LA GACETILLA TAURINA 

 Nº  102-   29 de Octubre 2007   (Textos originales del Dr. en veterinaria D. Juan J. Zaldivar)

Gacetillas de Psicología . (Los efectos de la domesticidad en el ganado bravo)

                        

            Volviendo con los jóvenes terneros protagonistas, Apolo y Catita, debemos citar que, debido a la crianza artificial a que fueron sometidos, los dos alcanzaron un grado de domesticidad tal, que les valió conocer, no sólo todos los potreros del rancho, porque durante meses siguieron a los vaqueros, sino incluso las salidas estrechas usadas por ellos para evitar tener cruzar entre los alambres de espino. Aprendieron, especialmente Catita, siempre más astuta, cómo eludir las alambradas y lienzos, cómo adentrarse en los burladeros, en cuyos espacios a veces dormían y en los que se resguardaban.

            Se pasaban de unos potreros a otros durante la noche y no era raro que por la mañana estuvieran dentro del granero. Cuando tenían hambre, mordían el papel de un saco de pienso y se servían a sus anchas. Lo malo era que lograran, cuando ya estaban destetados, que se colaran en el corral donde estaba la vaca que les sirvió de nodriza, pues le sacaban hasta la última gota de leche…cuando esto ocurría, lógicamente, no había leche para el desayuno del personal del rancho, incluyendo a este servidor de ustedes. Catita desarrolló su inteligencia hasta límites insospechados.
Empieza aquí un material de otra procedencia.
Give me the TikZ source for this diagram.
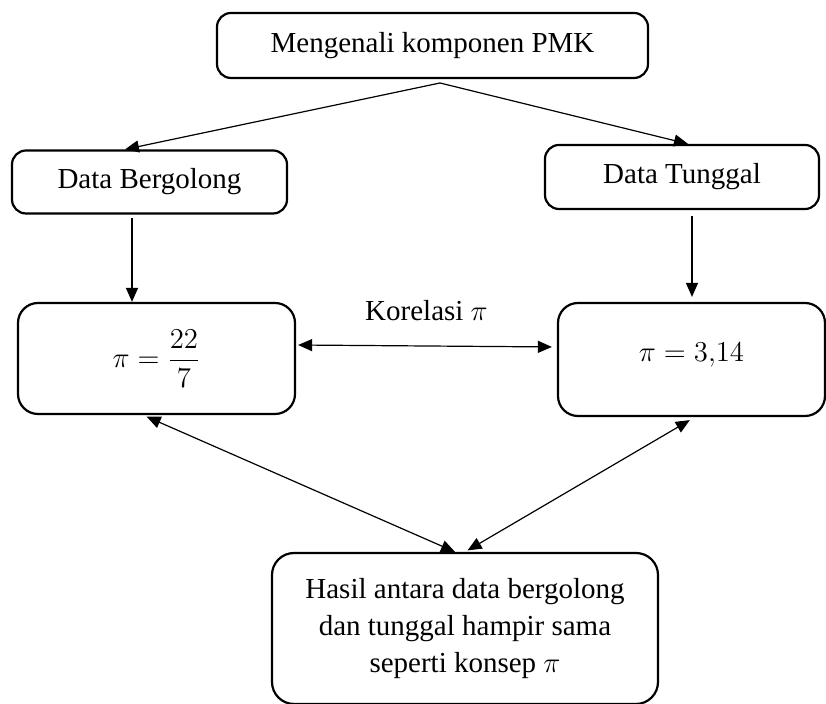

Ninguno de los vaqueros podía explicarse algunos días cómo con todas las puertas cerradas se encontraba en el interior de un granero, mientras el pasota del macho estaba en la calle nervioso de escuchar a su compañero comiendo a sus anchas y él sin poder pasar. Y es que la hembra había aprendido a abrir hasta  las llaves del agua con la boca, accionaba los pestillos de las puertas y antes de ser herrados se habían convertido en verdaderos niños traviesos.

            Otro de los efectos de la domesticidad que, durante la fase del destete, se negaban a convivir en el mismo corral con sus compañeros (as). Se separaban, como si ellos fueran de otra clase social –y en verdad lo eran-, acercándose a la puerta de salida más próxima a la casa del rancho, buscando nuestra compañía, en la que se encontraban más seguros. Los compañeros silvestres los maltrataban constantemente los primeros días; pero, cuando todos se soltaron en un cercado, paulatinamente, la seguridad que les daba el conocer todos los potreros y la forma de salirse de ellos, sus maltratadotes tuvieron que aceptarlos, se rindieron a la evidencia de sus respetivas inteligencias, y ello les permitió, especialmente a Catita, dominar y liderear a las demás, que terminaron sintiendo su aplomo para realizar los más diversos actos intrépidos que todos aprendieron, entre los que destacaban: su facilidad para abrir y empujar las puertas y acercarse a los vaqueros, seguir tras ella hasta los almacenes durante la madrugada y comer hasta llenarse, Catita se hizo de una verdadera corte de admiradoras que la seguían a todas partes.

Apolo jamás alcanzó tal nivel de desarrollo mental. Para él bastaba con mi compañía. Su nobleza no daba frutos a favor de mejores niveles cognocitivos. Es el mismo fenómeno que se observa entre  los niños en los colegios. El que ambos conocieran perfectamente todos los corrales y dependencias del rancho, formas de entrar y salir de ellos, los hizo en su día muy útiles a la hora de mover a sus compañeros o compañeras de un lado a otro. Se convirtieron en magníficos cabestros del rancho, desde temprana edad. Apolo, los días de viento fuerte,  lluviosos e inclementes, se iba a la puerta de la casa del rancho y se pasaba horas descansando en mi propia habitación, para levantarse al amanecer, obligándome a abrirle la puerta, no sin antes recorrer varias habitaciones, comiéndose algún que otro panecillo dejado sobre la mesa de la cocina. Catita no se sentía a gusto encerrada y la casa no le agradaba. El macho fue siempre muy comodón.